Our flood workers have done a fantastic job.  Most of Owego looks almost normal, if you can ignore people's weariness, the flood lines on the houses, the closed shops, restaurants, the aid stations, the 5,000 people in the surrounding areas who are still displaced, and the boarded up homes.  There is much sadness and grief and anger, but there is hope and encouragement also.  I really cannot say enough good about all the people who have been here and continue to be here to help.  Many have worked to exhaustion to serve others.

Sunday, October 2, 2011

Turks and Tea News

These are Swiss mountains near the tiny hamlet if Nidflue in Kanton Bern and look!  the sun is shining.  I wish it would here.

Did you know there is a man aged 110 who is still actively involved in growing tea?  Neither did I.  Arthur Njuguna Komo lives and works in the Kamunyaka Valley in the foothills of Mt. Kenya.  He has been farming tea since 1959, following in his grandfather's foot steps, and personally supervises the training of the teapickers.  He is also heavily involved in workers' rights, supporting and training other farmers, growers and processors.  Through his efforts, the KTDA - Kenya Tea Development Agency was established to work towards increased quality both in the tea and for the people involved in growing and producing it.  One of his grandchildren, Joy Njuguna has created a tea blend to honor him, named "Grandpa's Anytime Tea".  A fitting tribute.  It is available from Royal Tea of Kenya, although only to wholesalers at the moment.  Jane Pettigrew rates it highly.  I am going to keep my eye on them, as their website says it will become available to online buyers soon.
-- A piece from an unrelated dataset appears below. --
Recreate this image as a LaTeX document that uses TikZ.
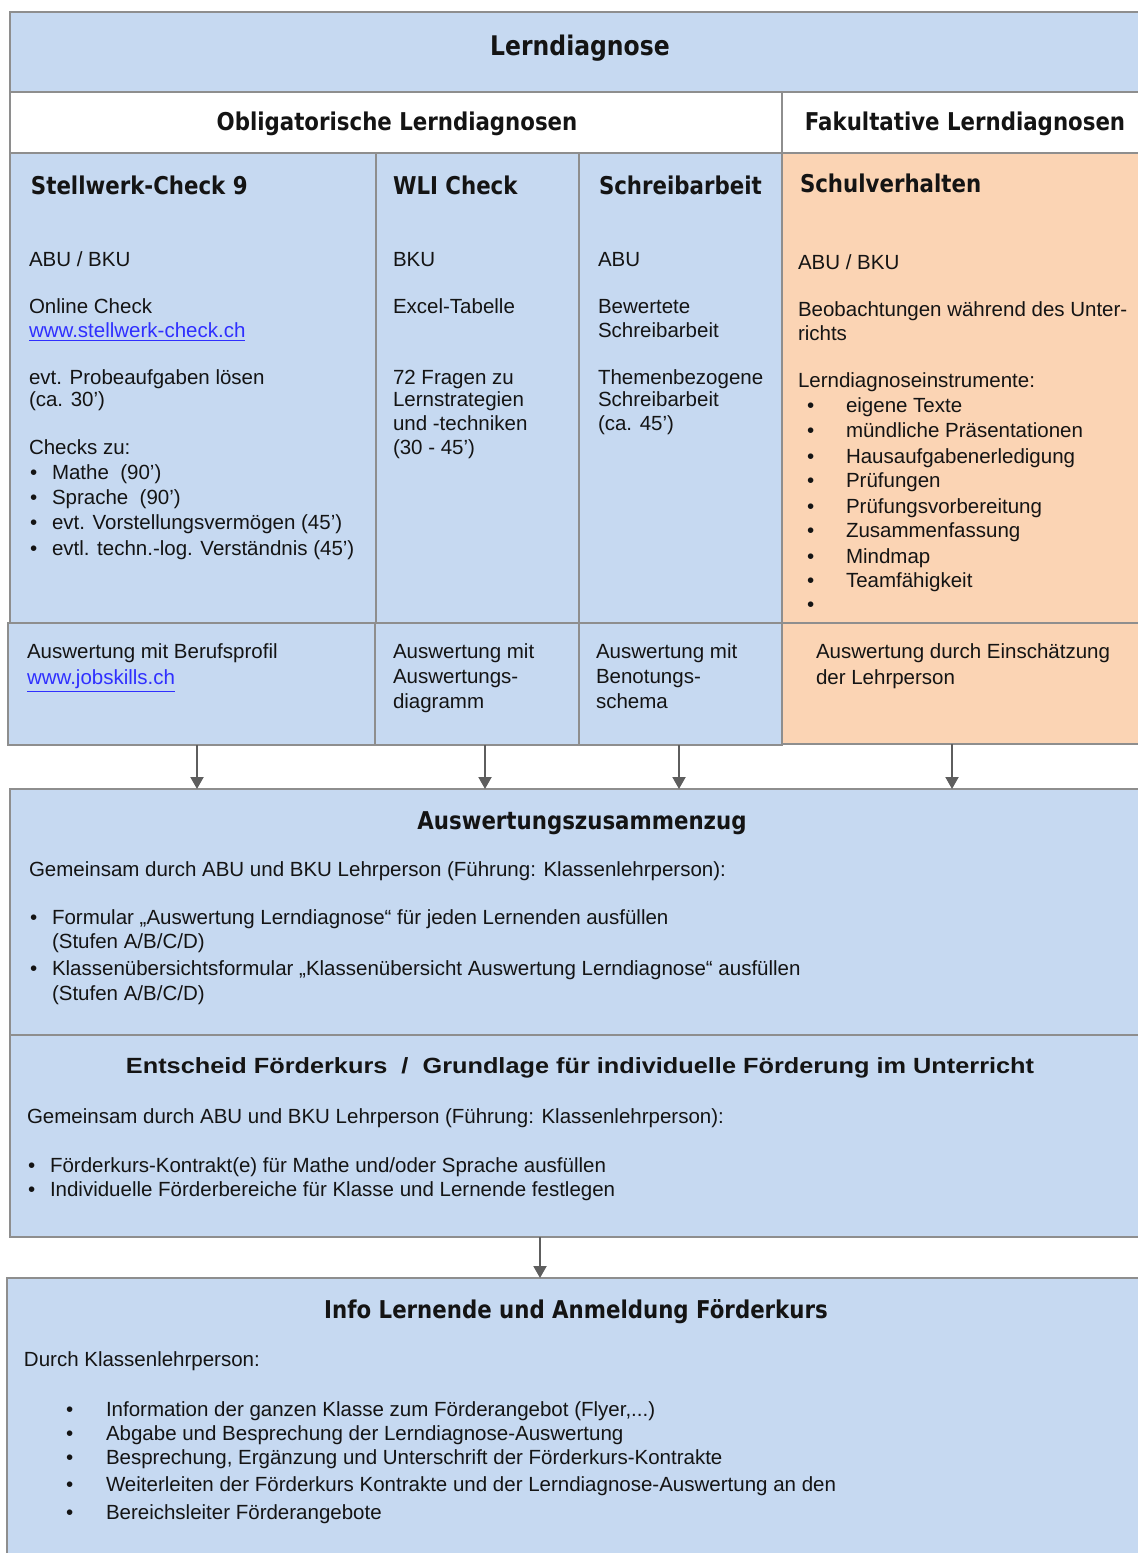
\documentclass[tikz,border=0pt]{standalone}
\usepackage{fontspec}
\setmainfont{Liberation Sans}
\newfontfamily\headf[FakeStretch=0.87]{DejaVu Sans}
\newfontfamily\entf[FakeStretch=1.15]{Liberation Sans}
\usetikzlibrary{arrows.meta,fit}
\definecolor{cblue}{HTML}{C6D9F1}
\definecolor{corange}{HTML}{FBD4B4}
\definecolor{cline}{HTML}{8E8E8E}
\definecolor{carrow}{HTML}{5E5E5E}
\definecolor{clink}{HTML}{2F2FFF}
\definecolor{ctext}{HTML}{141414}
\newcommand\Tx[4]{\node[txt] (#1) at (#2,#3) {#4};}
\newcommand\Lk[4]{\node[txt,text=clink] (#1) at (#2,#3) {\underline{#4}};}
\newcommand\Bl[5]{\node[txt] (#1d) at (#2-4,#4) {\textbullet}; \node[txt] (#1) at (#3,#4) {#5};}
\begin{document}
\begin{tikzpicture}[x=0.5pt,y=-0.5pt,
  cell/.style={draw=cline,line width=1pt,inner sep=0pt,outer sep=0pt},
  bluecell/.style={cell,fill=cblue},
  orcell/.style={cell,fill=corange},
  whitecell/.style={cell,fill=white},
  txt/.style={anchor=base west,inner sep=0pt,outer sep=0pt,text=ctext,font=\fontsize{10.25}{11.75}\selectfont},
  head/.style={anchor=base west,inner sep=0pt,outer sep=0pt,text=ctext,font=\headf\bfseries\fontsize{12.25}{14}\selectfont},
  headc/.style={head,anchor=base},
  arr/.style={draw=carrow,line width=1pt,-{Triangle[width=6.5pt,length=6pt]}}
]
\useasboundingbox (0,0) rectangle (1138,1553);
% ---------- cells ----------
\node[bluecell,fit={(10,12)(1150,92)}] (top) {};
\node[whitecell,fit={(10,92)(782,153)}] (obl) {};
\node[whitecell,fit={(782,92)(1150,153)}] (fak) {};
\node[bluecell,fit={(10,153)(376,623)}] (c1) {};
\node[bluecell,fit={(376,153)(579,623)}] (c2) {};
\node[bluecell,fit={(579,153)(782,623)}] (c3) {};
\node[orcell,fit={(782,153)(1150,623)}] (c4) {};
\node[bluecell,fit={(8,623)(375,745)}] (r1) {};
\node[bluecell,fit={(375,623)(579,745)}] (r2) {};
\node[bluecell,fit={(579,623)(782,745)}] (r3) {};
\node[orcell,fit={(782,623)(1150,744)}] (r4) {};
\node[bluecell,fit={(10,789)(1150,1035)}] (zus) {};
\node[bluecell,fit={(10,1035)(1150,1237)}] (ent) {};
\node[bluecell,fit={(7,1278)(1150,1620)}] (info) {};
% ---------- arrows ----------
\coordinate (ax1) at (197,0);
\coordinate (ax2) at (485,0);
\coordinate (ax3) at (679,0);
\coordinate (ax4) at (952,0);
\coordinate (ax5) at (540,0);
\draw[arr] (r1.south -| ax1) -- (zus.north -| ax1);
\draw[arr] (r2.south -| ax2) -- (zus.north -| ax2);
\draw[arr] (r3.south -| ax3) -- (zus.north -| ax3);
\draw[arr] (r4.south -| ax4) -- (zus.north -| ax4);
\draw[arr] (ent.south -| ax5) -- (info.north -| ax5);
% ---------- headings ----------
\node[headc,font=\headf\bfseries\fontsize{13.5}{15}\selectfont] (tTop) at (580,55) {Lerndiagnose};
\node[headc] (tObl) at (397,130) {Obligatorische Lerndiagnosen};
\node[headc] (tFak) at (965,130) {Fakultative Lerndiagnosen};
\node[head] (h1) at (31,194) {Stellwerk-Check 9};
\node[head] (h2) at (393,194) {WLI Check};
\node[head] (h3) at (599,194) {Schreibarbeit};
\node[head] (h4) at (800,192) {Schulverhalten};
% ---------- column 1 ----------
\Tx{a1}{29}{266}{ABU / BKU}
\Tx{a2}{29}{313}{Online Check}
\Lk{a3}{29}{337}{www.stellwerk-check.ch}
\Tx{a4}{29}{384}{evt. Probeaufgaben lösen}
\Tx{a5}{29}{406}{(ca. 30’)}
\Tx{a6}{29}{454}{Checks zu:}
\Bl{a7}{34}{52}{479}{Mathe\ \ (90’)}
\Bl{a8}{34}{52}{504}{Sprache\ \ (90’)}
\Bl{a9}{34}{52}{529}{evt. Vorstellungsvermögen (45’)}
\Bl{a10}{34}{52}{555}{evtl. techn.-log. Verständnis (45’)}
% ---------- column 2 ----------
\Tx{b1}{393}{266}{BKU}
\Tx{b2}{393}{313}{Excel-Tabelle}
\Tx{b3}{393}{384}{72 Fragen zu}
\Tx{b4}{393}{406}{Lernstrategien}
\Tx{b5}{393}{430}{und -techniken}
\Tx{b6}{393}{454}{(30 - 45’)}
% ---------- column 3 ----------
\Tx{d1}{598}{266}{ABU}
\Tx{d2}{598}{313}{Bewertete}
\Tx{d3}{598}{337}{Schreibarbeit}
\Tx{d4}{598}{384}{Themenbezogene}
\Tx{d5}{598}{406}{Schreibarbeit}
\Tx{d6}{598}{430}{(ca. 45’)}
% ---------- column 4 ----------
\Tx{e1}{798}{269}{ABU / BKU}
\Tx{e2}{798}{316}{Beobachtungen während des Unter-}
\Tx{e3}{798}{340}{richts}
\Tx{e4}{798}{387}{Lerndiagnoseinstrumente:}
\Bl{e5}{811}{846}{412}{eigene Texte}
\Bl{e6}{811}{846}{437}{mündliche Präsentationen}
\Bl{e7}{811}{846}{463}{Hausaufgabenerledigung}
\Bl{e8}{811}{846}{487}{Prüfungen}
\Bl{e9}{811}{846}{513}{Prüfungsvorbereitung}
\Bl{e10}{811}{846}{537}{Zusammenfassung}
\Bl{e11}{811}{846}{563}{Mindmap}
\Bl{e12}{811}{846}{587}{Teamfähigkeit}
\node[txt] (e13d) at (807,611) {\textbullet};
% ---------- row 4 ----------
\Tx{f1}{27}{658}{Auswertung mit Berufsprofil}
\Lk{f2}{27}{684}{www.jobskills.ch}
\Tx{g1}{393}{658}{Auswertung mit}
\Tx{g2}{393}{683}{Auswertungs-}
\Tx{g3}{393}{708}{diagramm}
\Tx{k1}{596}{658}{Auswertung mit}
\Tx{k2}{596}{683}{Benotungs-}
\Tx{k3}{596}{708}{schema}
\Tx{m1}{816}{658}{Auswertung durch Einschätzung}
\Tx{m2}{816}{684}{der Lehrperson}
% ---------- Auswertungszusammenzug ----------
\node[headc] (tZus) at (582,829) {Auswertungszusammenzug};
\Tx{z1}{29}{876}{Gemeinsam durch ABU und BKU Lehrperson (Führung: Klassenlehrperson):}
\Bl{z2}{34}{52}{924}{Formular „Auswertung Lerndiagnose“ für jeden Lernenden ausfüllen}
\Tx{z3}{52}{948}{(Stufen A/B/C/D)}
\Bl{z4}{34}{52}{975}{Klassenübersichtsformular „Klassenübersicht Auswertung Lerndiagnose“ ausfüllen}
\Tx{z5}{52}{1000}{(Stufen A/B/C/D)}
% ---------- Entscheid ----------
\node[anchor=base,inner sep=0pt,text=ctext,font=\entf\bfseries\fontsize{11}{13}\selectfont] (tEnt) at (580,1073) {Entscheid Förderkurs\ \ /\ \ Grundlage für individuelle Förderung im Unterricht};
\Tx{n1}{27}{1123}{Gemeinsam durch ABU und BKU Lehrperson (Führung: Klassenlehrperson):}
\Bl{n2}{32}{50}{1172}{Förderkurs-Kontrakt(e) für Mathe und/oder Sprache ausfüllen}
\Bl{n3}{32}{50}{1196}{Individuelle Förderbereiche für Klasse und Lernende festlegen}
% ---------- Info ----------
\node[headc] (tInfo) at (576,1318) {Info Lernende und Anmeldung Förderkurs};
\Tx{p1}{24}{1366}{Durch Klassenlehrperson:}
\Bl{p2}{70}{106}{1416}{Information der ganzen Klasse zum Förderangebot (Flyer,...)}
\Bl{p3}{70}{106}{1440}{Abgabe und Besprechung der Lerndiagnose-Auswertung}
\Bl{p4}{70}{106}{1464}{Besprechung, Ergänzung und Unterschrift der Förderkurs-Kontrakte}
\Bl{p5}{70}{106}{1491}{Weiterleiten der Förderkurs Kontrakte und der Lerndiagnose-Auswertung an den}
\Bl{p6}{70}{106}{1519}{Bereichsleiter Förderangebote}
\end{tikzpicture}
\end{document}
The Tea Spot, some of whose teas I've reviewed here, has received a $460,00 grant to do researrch on biodegradable tea bags/filters for the commercial trade.  Apparently cups, lids and stirrers are, but for some reason, teabags and filters used commercially, are not.  Hats off to them and may they have great success.  I know this is all possible, as one of our biggest farmers' markets has almost every container imagineable biodegradable.  Now, if someone would only do that for paper/styrofoam plates...
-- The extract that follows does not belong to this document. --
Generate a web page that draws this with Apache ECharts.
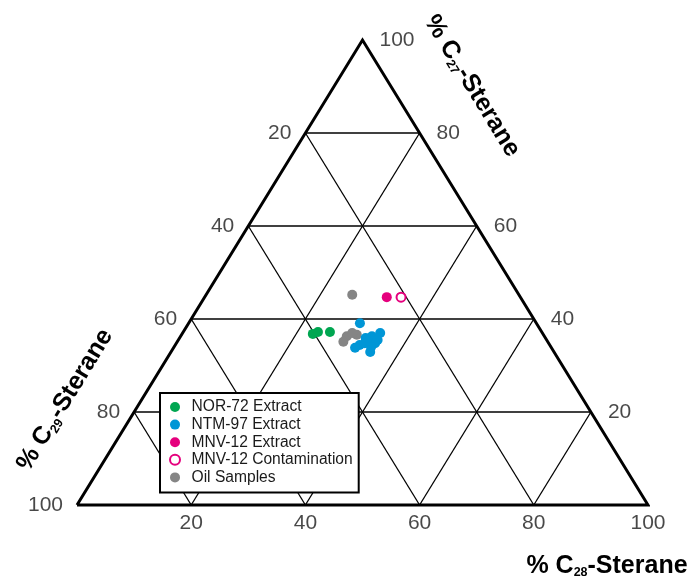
<!DOCTYPE html>
<html>
<head>
<meta charset="utf-8">
<script src="https://cdn.jsdelivr.net/npm/echarts@6/dist/echarts.min.js"></script>
<style>
  html, body { margin: 0; padding: 0; background: #fff; }
  #chart { width: 694px; height: 583px; }
</style>
</head>
<body>
<div id="chart"></div>
<script>
// Sterane composition, each sample as [C27 %, C28 %, C29 %]
const nor72 = [[36.8, 22.9, 40.3], [37.2, 23.6, 39.2], [37.2, 25.7, 37.1]];
const ntm97 = [
  [39.1, 30.0, 30.9], [35.9, 32.6, 31.5], [36.3, 33.5, 30.2], [37.0, 34.6, 28.4],
  [35.5, 34.9, 29.6], [34.8, 34.8, 30.4], [34.4, 32.3, 33.3], [33.8, 31.8, 34.4],
  [32.9, 34.9, 32.2], [35.3, 33.0, 31.7], [34.0, 34.5, 31.5], [34.8, 33.0, 32.2]
];
const mnv12 = [[44.7, 31.9, 23.4]];
const mnv12Contam = [[44.7, 34.4, 20.9]];
const oilSamples = [[45.2, 25.6, 29.2], [36.3, 29.1, 34.6], [36.6, 30.7, 32.7], [35.1, 29.1, 35.8], [37.0, 29.7, 33.3]];

const tickValues = [20, 40, 60, 80, 100];
const gridSteps = [20, 40, 60, 80];
const legendNames = ['NOR-72 Extract', 'NTM-97 Extract', 'MNV-12 Extract', 'MNV-12 Contamination', 'Oil Samples'];

const FONT = '"Liberation Sans", Arial, Helvetica, sans-serif';
const GREEN = '#00a651', BLUE = '#0096d6', MAGENTA = '#e5007d', GRAY = '#858585';

// ternary (C27, C28) -> plane coordinates; C27 = 100 at the apex, C28 = 100 at bottom right
function toXY(c27, c28) { return [c28 + c27 / 2, c27]; }
function pts(arr) { return arr.map(p => toXY(p[0], p[1])); }

const series = [];

// triangle outline
series.push({
  type: 'line', data: [toXY(0, 0), toXY(0, 100), toXY(100, 0), toXY(0, 0)],
  symbol: 'none', silent: true, clip: false, z: 3,
  lineStyle: { color: '#000', width: 3, join: 'miter' }, animation: false
});

// inner grid: constant C27, constant C28, constant C29
gridSteps.forEach(k => {
  const segs = [
    [toXY(k, 0), toXY(k, 100 - k)],            // C27 = k
    [toXY(0, k), toXY(100 - k, k)],            // C28 = k
    [toXY(0, 100 - k), toXY(100 - k, 0)]       // C29 = k
  ];
  segs.forEach(s => series.push({
    type: 'line', data: s, symbol: 'none', silent: true, clip: false, z: 2,
    lineStyle: { color: '#000', width: 1.3 }, animation: false
  }));
});

// tick labels along the three sides
const tickLabel = { show: true, color: '#1a1a1a', fontSize: 21, fontFamily: FONT, formatter: p => p.data.v };
series.push({
  type: 'scatter', symbolSize: 0, silent: true, clip: false, z: 4,
  data: tickValues.map(v => ({ value: toXY(100 - v, 0), v: v })),
  label: Object.assign({ position: 'left', distance: 14 }, tickLabel)
});
series.push({
  type: 'scatter', symbolSize: 0, silent: true, clip: false, z: 4,
  data: tickValues.map(v => ({ value: toXY(v, 100 - v), v: v })),
  label: Object.assign({ position: 'right', distance: 17 }, tickLabel)
});
series.push({
  type: 'scatter', symbolSize: 0, silent: true, clip: false, z: 4,
  data: tickValues.map(v => ({ value: toXY(0, v), v: v })),
  label: Object.assign({ position: 'bottom', distance: 8 }, tickLabel)
});

// samples
series.push({ name: 'Oil Samples', type: 'scatter', data: pts(oilSamples), symbolSize: 10, z: 5, itemStyle: { color: GRAY, opacity: 1 } });
series.push({ name: 'NOR-72 Extract', type: 'scatter', data: pts(nor72), symbolSize: 10, z: 5, itemStyle: { color: GREEN, opacity: 1 } });
series.push({ name: 'NTM-97 Extract', type: 'scatter', data: pts(ntm97), symbolSize: 10, z: 5, itemStyle: { color: BLUE, opacity: 1 } });
series.push({ name: 'MNV-12 Extract', type: 'scatter', data: pts(mnv12), symbolSize: 10, z: 5, itemStyle: { color: MAGENTA, opacity: 1 } });
series.push({ name: 'MNV-12 Contamination', type: 'scatter', data: pts(mnv12Contam), symbolSize: 9, z: 5,
  itemStyle: { color: '#fff', borderColor: MAGENTA, borderWidth: 2, opacity: 1 } });

const titleRich = {
  a: { fontSize: 25, fontWeight: 'bold', fontFamily: FONT, fill: '#000', lineHeight: 27 },
  s: { fontSize: 12.5, fontWeight: 'bold', fontFamily: FONT, fill: '#000', lineHeight: 8, verticalAlign: 'bottom' }
};
function axisTitle(sub, x, y, rot) {
  return {
    type: 'text', x: x, y: y, rotation: rot, z: 10,
    style: { text: '{a|% C}{s|' + sub + '}{a|-Sterane}', rich: titleRich, align: 'center', verticalAlign: 'middle' }
  };
}
const slope = Math.atan(465 / 285.5);

const chart = echarts.init(document.getElementById('chart'), null, { renderer: 'canvas' });
chart.setOption({
  animation: false,
  backgroundColor: '#fff',
  grid: { left: 77, right: 46, top: 40, bottom: 78 },
  xAxis: { type: 'value', min: 0, max: 100, show: false },
  yAxis: { type: 'value', min: 0, max: 100, show: false },
  legend: {
    data: legendNames.map(n => ({ name: n, icon: 'circle' })),
    orient: 'vertical', left: 160, top: 393,
    itemWidth: 23, itemHeight: 10, itemGap: 1.6,
    padding: [6, 6, 7, 9],
    backgroundColor: '#fff', borderColor: '#000', borderWidth: 2,
    selectedMode: false, z: 20,
    textStyle: { fontSize: 15.6, fontFamily: FONT, color: '#1a1a1a' }
  },
  graphic: [
    axisTitle('27', 472, 86, -slope),
    axisTitle('29', 65, 400, slope),
    axisTitle('28', 607, 566, 0)
  ],
  series: series
});
</script>
</body>
</html>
Today I am trying 2 more Turkish teas.  One of them I will give to my favorite Turkish restaurant, because they are such good cooks and such sweet people.  I misread the amount of tea I was buying and got 500 grams of each, instead of 50!  I am not brewing it the most traditional way, as I do not have a traditional Turkish tea pot.  See for these directions.  Mine is the western version of one cup, 1 teaspoon, boiling water, three minutes.
My first infusion is of Cayku Filliz Cayi, Special Turkish Tea, Filliz region.  It comes in a big! red bag and the tiny, slivered leaves smell of good clean earth with a hint of floral.  The brewing aroma is much the same, with a bit of leaf mold thrown in. It is a good plain, sturdy tea.  Best, I think in small amounts and perhaps, for mornings.  If you're not aware of it, the Turks usually serve tea in quite small glasses, maybe 2-3 ounces and traditionally, with sugar.  I added some sugar, from Austin Sugar Works, but this is not my cup of tea.  I like it plain better, or with a touch of cream.

The second, in a yellow striped bag is Cayku Rizi Turist Cayi, from the Rizi region.  I brewed both of these the same way, as they both have the same small, slivered leaf configuration.  This one seems to have a much gentler aroma, although definitely in the same earthy, leafmold, floral family.  The taste is somewhat gentler as well and I think I prefer it to the first.  I didn't bother with sugar, but went straight to a dab of cream and liked it very much

As sometimes happens, the taste of the tea follows directly in the foorsteps of the aroma, which to me, is one indication of a good tea.  Although I would not rank either of these in the top standings, they would both be good breakfast tea and would also go well with sandwiches and something like gingerbread or chocolate cake.  Oh gosh, now I made myself hungry and I haven't got either one in the house.  Must be I have to bake, right?